**PROVIDED DATA:**
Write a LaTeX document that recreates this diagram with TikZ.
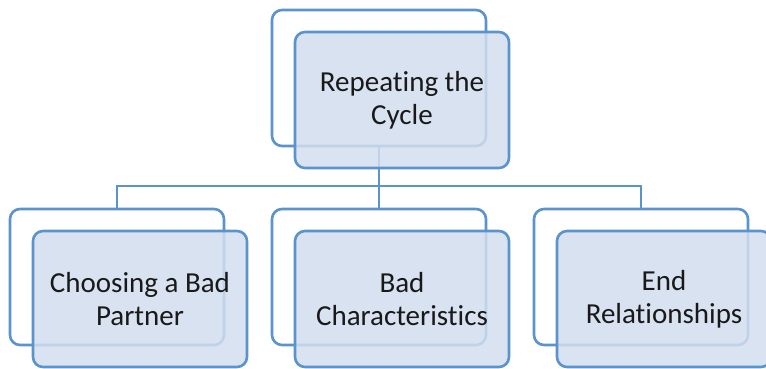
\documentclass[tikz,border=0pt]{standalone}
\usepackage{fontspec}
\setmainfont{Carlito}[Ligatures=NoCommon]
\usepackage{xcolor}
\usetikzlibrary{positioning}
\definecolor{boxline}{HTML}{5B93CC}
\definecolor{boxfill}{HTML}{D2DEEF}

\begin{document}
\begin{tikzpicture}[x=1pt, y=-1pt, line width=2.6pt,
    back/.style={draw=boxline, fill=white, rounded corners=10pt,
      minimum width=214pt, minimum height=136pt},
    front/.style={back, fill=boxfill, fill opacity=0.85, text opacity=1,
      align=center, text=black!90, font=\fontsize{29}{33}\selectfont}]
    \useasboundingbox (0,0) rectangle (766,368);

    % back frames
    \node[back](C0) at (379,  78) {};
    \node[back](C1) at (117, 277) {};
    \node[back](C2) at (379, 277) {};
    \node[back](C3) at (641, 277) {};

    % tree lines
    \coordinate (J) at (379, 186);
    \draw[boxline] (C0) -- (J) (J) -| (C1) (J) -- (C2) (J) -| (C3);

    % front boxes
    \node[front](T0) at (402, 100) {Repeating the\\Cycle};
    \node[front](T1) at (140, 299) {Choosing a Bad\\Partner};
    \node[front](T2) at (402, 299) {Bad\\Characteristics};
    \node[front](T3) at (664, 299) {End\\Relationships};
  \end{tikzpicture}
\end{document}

**TASK STATEMENT:** Without the pictures, print the whole listing exactly as given.

**ANSWER TO THIS TASK:**
Write a LaTeX document that recreates this diagram with TikZ.
\documentclass[tikz,border=0pt]{standalone}
\usepackage{fontspec}
\setmainfont{Carlito}[Ligatures=NoCommon]
\usepackage{xcolor}
\usetikzlibrary{positioning}
\definecolor{boxline}{HTML}{5B93CC}
\definecolor{boxfill}{HTML}{D2DEEF}

\begin{document}
\begin{tikzpicture}[x=1pt, y=-1pt, line width=2.6pt,
    back/.style={draw=boxline, fill=white, rounded corners=10pt,
      minimum width=214pt, minimum height=136pt},
    front/.style={back, fill=boxfill, fill opacity=0.85, text opacity=1,
      align=center, text=black!90, font=\fontsize{29}{33}\selectfont}]
    \useasboundingbox (0,0) rectangle (766,368);

    % back frames
    \node[back](C0) at (379,  78) {};
    \node[back](C1) at (117, 277) {};
    \node[back](C2) at (379, 277) {};
    \node[back](C3) at (641, 277) {};

    % tree lines
    \coordinate (J) at (379, 186);
    \draw[boxline] (C0) -- (J) (J) -| (C1) (J) -- (C2) (J) -| (C3);

    % front boxes
    \node[front](T0) at (402, 100) {Repeating the\\Cycle};
    \node[front](T1) at (140, 299) {Choosing a Bad\\Partner};
    \node[front](T2) at (402, 299) {Bad\\Characteristics};
    \node[front](T3) at (664, 299) {End\\Relationships};
  \end{tikzpicture}
\end{document}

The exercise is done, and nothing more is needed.